Sen tedbir almak dışındaki tüm kontrol ve garanti sağlama girişimlerinle “Mele-i Ala”yı göreceğini mi sanıyorsun? Bilesin ki, çaren tükenmedikçe ve sen “bittim” diyip acziyetini anlamadıkça, “Mele-i Ala”nın kudret elini göremeyeceksin. Sinir sisteminin, aklının donup kalacağı bir oluşlar serisi yaşamadıkça bu mümkün görünmemektedir. Ama onu her teslim olan, mutlak surette görmüştür. Buna bizzat şahidim.  Aklının oyunlarına gelmez ve Kalbin Aklı olan fıtrati imanına tutunursan, sen de mutlaka şahit olanlardan olacaksın inşallah. Bunun garantörü Allah ve Resulüdür.

Aklın  sanır ki, kavrayamadığı ve akledemediği bir oluş ve yapı kesinlikle var olamaz ve âlemini yönetemez. Ancak, mucize bir teslim oluş mesafesinde, senin gerçekten iman etmeni bekliyor. Sen dışarı sızan ve sınır sistemini aşmış olan Nur’u tamamen dışarı akıtıp, sonra da bu halin getirdiği oluşlara teslim olursan sınır sistemini tamamen dumura uğratmış ve ölmüş olursun, Ateş Suya dönüşür.
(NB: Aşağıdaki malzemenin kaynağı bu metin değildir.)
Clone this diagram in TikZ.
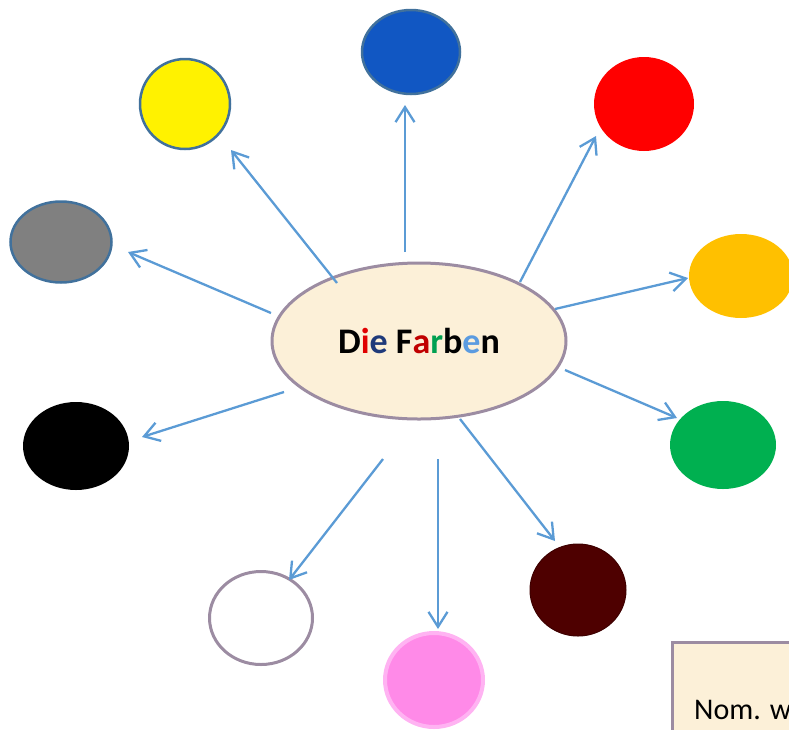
\documentclass[tikz,border=0pt]{standalone}
\usepackage{fontspec}
\setmainfont{Carlito}
\usetikzlibrary{shapes.geometric,arrows.meta}
\definecolor{arrowblue}{HTML}{5B9BD5}
\definecolor{edgeblue}{HTML}{41719C}
\definecolor{edgegray}{HTML}{9C8CA2}
\definecolor{cream}{HTML}{FCF0D8}
\definecolor{fblue}{HTML}{1157C3}
\definecolor{forange}{HTML}{FFC000}
\definecolor{fgreen}{HTML}{00B050}
\definecolor{fbrown}{HTML}{4E0000}
\definecolor{fpink}{HTML}{FF8AE8}
\definecolor{epink}{HTML}{FFB3F2}
\definecolor{tred}{HTML}{E00000}
\definecolor{tnavy}{HTML}{1F3A7A}
\definecolor{tdred}{HTML}{C00000}
\definecolor{tgreen}{HTML}{00A050}
\definecolor{tlblue}{HTML}{5B9BE0}
\tikzset{
  blob/.style={ellipse, inner sep=0pt, line width=2.5pt},
  conn/.style={draw=arrowblue, line width=2.3pt, -{Straight Barb[length=15pt,width=19pt,line width=2.3pt]}},
}
\begin{document}
\begin{tikzpicture}[x=1pt,y=-1pt]
\useasboundingbox (0,0) rectangle (789,729);
\clip (0,0) rectangle (789,729);
% centre
\node[blob, draw=edgegray, line width=3pt, fill=cream, minimum width=294pt, minimum height=156pt] (center) at (419,341)
  {\fontsize{36}{40}\selectfont\bfseries D\textcolor{tred}{i}\textcolor{tnavy}{e} F\textcolor{tdred}{a}\textcolor{tgreen}{r}b\textcolor{tlblue}{e}n};
% colour blobs
\node[blob, draw=edgeblue, fill=fblue, minimum width=98pt, minimum height=84pt] (blue) at (411,52) {};
\node[blob, draw=edgeblue, fill=yellow, minimum width=90pt, minimum height=90pt] (yellow) at (185,104) {};
\node[blob, draw=edgeblue, fill={rgb,255:red,128;green,128;blue,128}, minimum width=101pt, minimum height=81pt] (gray) at (61,242) {};
\node[blob, fill=red, minimum width=100pt, minimum height=94pt] (red) at (644,104) {};
\node[blob, fill=forange, minimum width=104pt, minimum height=84pt] (orange) at (741,276) {};
\node[blob, fill=fgreen, minimum width=106pt, minimum height=88pt] (green) at (723,445) {};
\node[blob, fill=black, minimum width=106pt, minimum height=88pt] (black) at (76,446) {};
\node[blob, draw=edgegray, line width=3pt, fill=white, minimum width=103pt, minimum height=93pt] (white) at (261,618) {};
\node[blob, draw=epink, line width=4pt, fill=fpink, minimum width=98pt, minimum height=94pt] (pink) at (434,680) {};
\node[blob, draw=fbrown!80!black, line width=1pt, fill=fbrown, minimum width=96pt, minimum height=92pt] (brown) at (578,590) {};
% connector ends
\coordinate (sB) at (405,252); \coordinate (eB) at (405,105);
\coordinate (sY) at (337,283); \coordinate (eY) at (231,150);
\coordinate (sG) at (271,313); \coordinate (eG) at (128,252);
\coordinate (sR) at (520,282); \coordinate (eR) at (596,136);
\coordinate (sO) at (555,309); \coordinate (eO) at (688,278);
\coordinate (sGr) at (565,370); \coordinate (eGr) at (677,418);
\coordinate (sK) at (284,392); \coordinate (eK) at (142,437);
\coordinate (sW) at (383,459); \coordinate (eW) at (289,580);
\coordinate (sP) at (438,459); \coordinate (eP) at (438,629);
\coordinate (sBr) at (460,419); \coordinate (eBr) at (555,541);
\draw[conn] (sB) -- (eB);
\draw[conn] (sY) -- (eY);
\draw[conn] (sG) -- (eG);
\draw[conn] (sR) -- (eR);
\draw[conn] (sO) -- (eO);
\draw[conn] (sGr) -- (eGr);
\draw[conn] (sK) -- (eK);
\draw[conn] (sW) -- (eW);
\draw[conn] (sP) -- (eP);
\draw[conn] (sBr) -- (eBr);
% box bottom right
\node[draw=edgegray, line width=3pt, fill=cream, anchor=north west, minimum width=160pt, minimum height=120pt, inner sep=0pt] (box) at (671,641) {};
\node[anchor=base west, inner sep=0pt, font=\fontsize{30}{34}\selectfont] (boxtext) at (694,719) {Nom. w};
\end{tikzpicture}
\end{document}
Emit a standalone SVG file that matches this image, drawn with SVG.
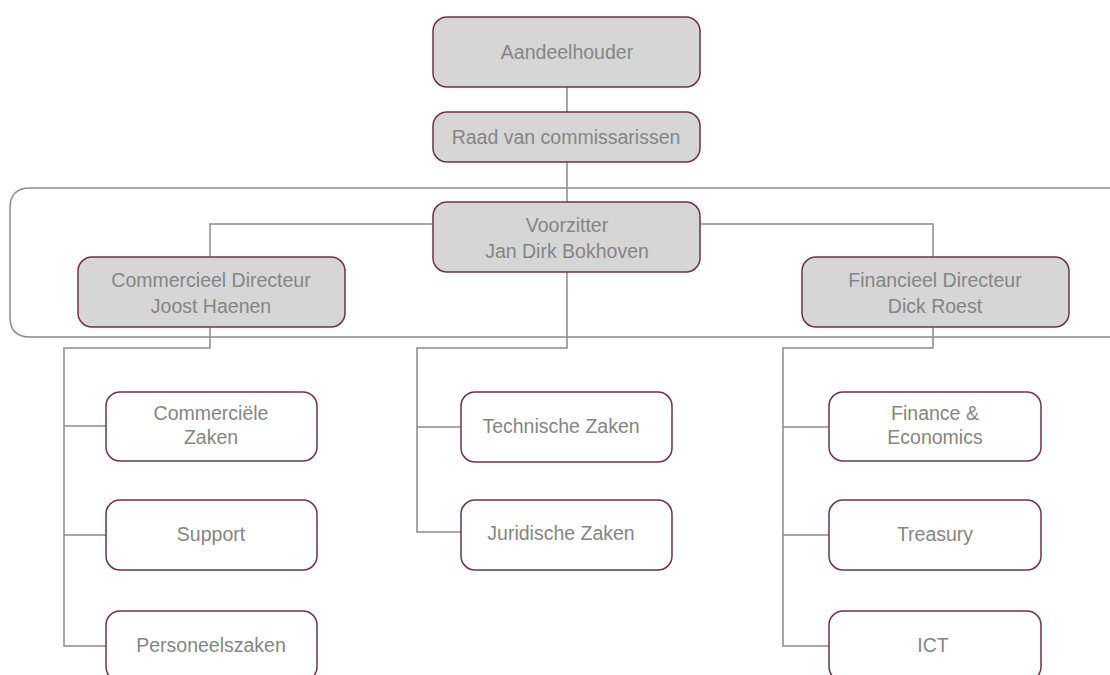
<svg xmlns="http://www.w3.org/2000/svg" width="1110" height="675" viewBox="0 0 1110 675">
<style>
.frame{fill:none;stroke:#8c8c8c;stroke-width:1.5}
.conn path{fill:none;stroke:#8a8a8a;stroke-width:1.5}
.top{fill:#d6d6d6;stroke:#6e3346;stroke-width:1.5}
.leaf{fill:#ffffff;stroke:#6e3346;stroke-width:1.5}
text{font-family:"Liberation Sans",Arial,sans-serif;font-size:19.5px;fill:#858585;text-anchor:middle}
</style>
<rect width="1110" height="675" fill="#ffffff"/>
<path class="frame" d="M1112,188 H30 Q10,188 10,208 V317 Q10,337 30,337 H1112"/>
<g id="connectors" class="conn">
<path d="M567,87 V112"/>
<path d="M567,162 V202"/>
<path d="M433,224 H210 V257"/>
<path d="M700,224 H933 V257"/>
<path d="M210,327 V348 H64 V646 H106"/>
<path d="M64,426 H106"/>
<path d="M64,535 H106"/>
<path d="M567,272 V348 H417 V532 H461"/>
<path d="M417,427 H461"/>
<path d="M933,327 V348 H783 V646 H829"/>
<path d="M783,427 H829"/>
<path d="M783,535 H829"/>
</g>
<g id="aandeelhouder"><rect class="top" x="433" y="17" width="267" height="70" rx="14"/><text x="567" y="59">Aandeelhouder</text></g>
<g id="raad"><rect class="top" x="433" y="112" width="267" height="50" rx="14"/><text x="566" y="144">Raad van commissarissen</text></g>
<g id="voorzitter"><rect class="top" x="433" y="202" width="267" height="70" rx="14"/><text x="567" y="232">Voorzitter</text><text x="567" y="258">Jan Dirk Bokhoven</text></g>
<g id="commercieel-directeur"><rect class="top" x="78" y="257" width="267" height="70" rx="14"/><text x="211" y="287">Commercieel Directeur</text><text x="211" y="313">Joost Haenen</text></g>
<g id="financieel-directeur"><rect class="top" x="802" y="257" width="267" height="70" rx="14"/><text x="935" y="287">Financieel Directeur</text><text x="935" y="313">Dick Roest</text></g>
<g id="commerciele-zaken"><rect class="leaf" x="106" y="392" width="211" height="69" rx="14"/><text x="211" y="420">Commerciële</text><text x="211" y="444">Zaken</text></g>
<g id="support"><rect class="leaf" x="106" y="500" width="211" height="70" rx="14"/><text x="211" y="541">Support</text></g>
<g id="personeelszaken"><rect class="leaf" x="106" y="611" width="211" height="70" rx="14"/><text x="211" y="652">Personeelszaken</text></g>
<g id="technische-zaken"><rect class="leaf" x="461" y="392" width="211" height="70" rx="14"/><text x="561" y="433">Technische Zaken</text></g>
<g id="juridische-zaken"><rect class="leaf" x="461" y="500" width="211" height="70" rx="14"/><text x="561" y="540">Juridische Zaken</text></g>
<g id="finance-economics"><rect class="leaf" x="829" y="392" width="212" height="69" rx="14"/><text x="935" y="420">Finance &amp;</text><text x="935" y="444">Economics</text></g>
<g id="treasury"><rect class="leaf" x="829" y="500" width="212" height="70" rx="14"/><text x="935" y="541">Treasury</text></g>
<g id="ict"><rect class="leaf" x="829" y="611" width="212" height="70" rx="14"/><text x="933" y="652">ICT</text></g>
</svg>
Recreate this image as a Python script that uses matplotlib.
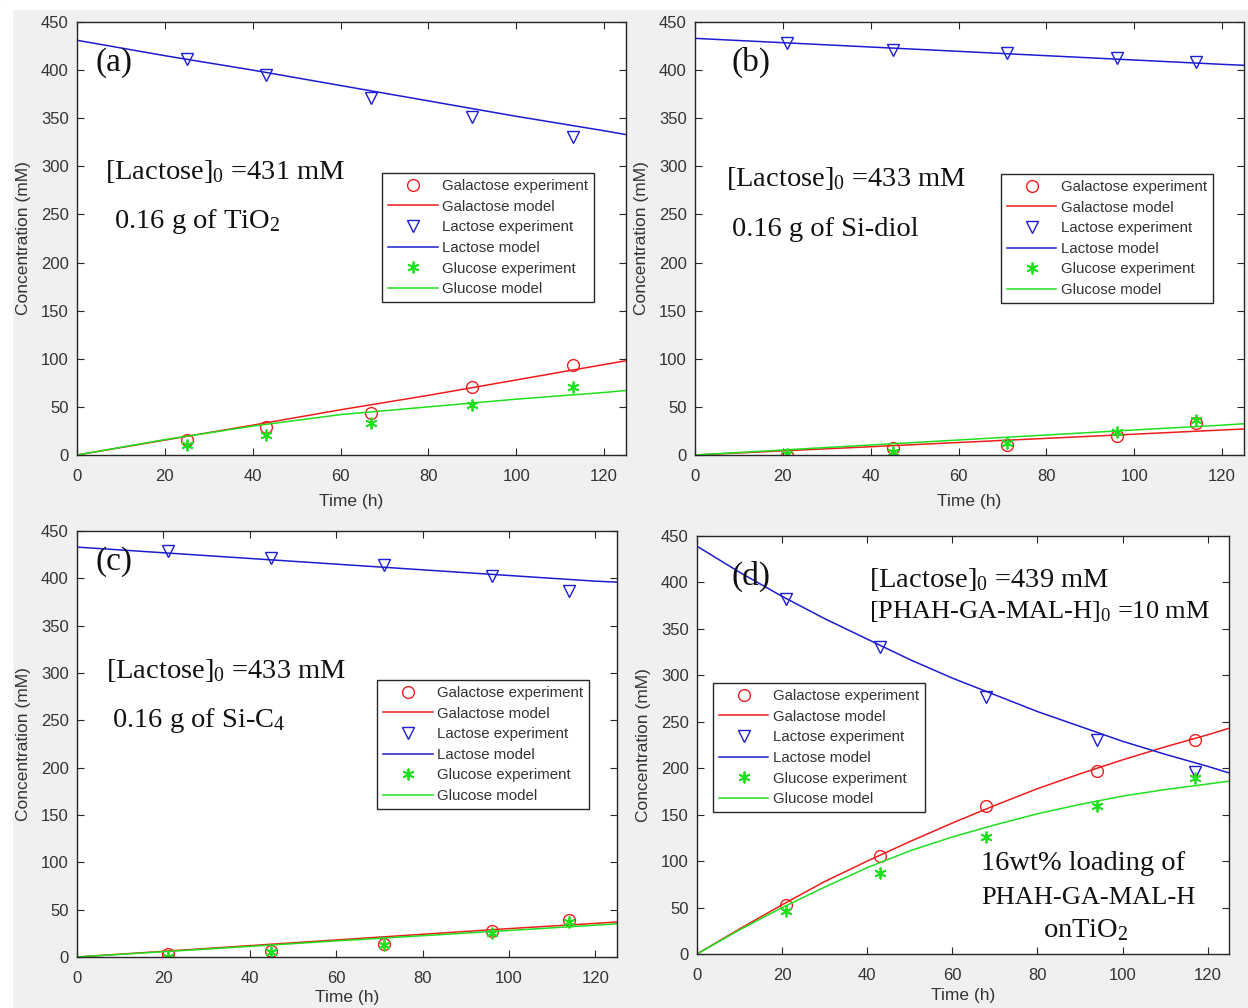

Böylelikle, gün be gün Allah seni yeni bir oluş ve tam bir sınır ve had içine alır da, esas o zaman sendeki sınırsız varlıkta yokluğunu ve hiçliğini bulur, tam bir edepli kul olursun. İşte asıl o zaman dokunma duyunun manaları, yani Algıların kalır. Ancak kendin de bir sınır bulamazsın, yani sinir sistemin artık yokluğunu sana yaşatır ve acıların böylelikle son bulur. Sonra senin heykelin belki olaylardan tat veya acı duyar, ancak senin yok olan gerçek varlığın için artık acı bitmiştir. Ayrıca, sen istemeden ihtiyacın önüne gelir olur. Melek-i Ala’nın eli artık “Vekil” ve “Müheymin” olan Allah’ın Ali temsilcisi olarak her an Âleminde iş görür olur. Hatta, onlar yani o Saf saf dizilenler ve önlerine geçilemeyenler seninle konuşurlar. İşte varlığından geçeceksen, böyle bir İlah ve Rabbe Kulluk etmek için savaş ve varlığı terk et! Kendi Nefs’ini ilah edinenlerden olma.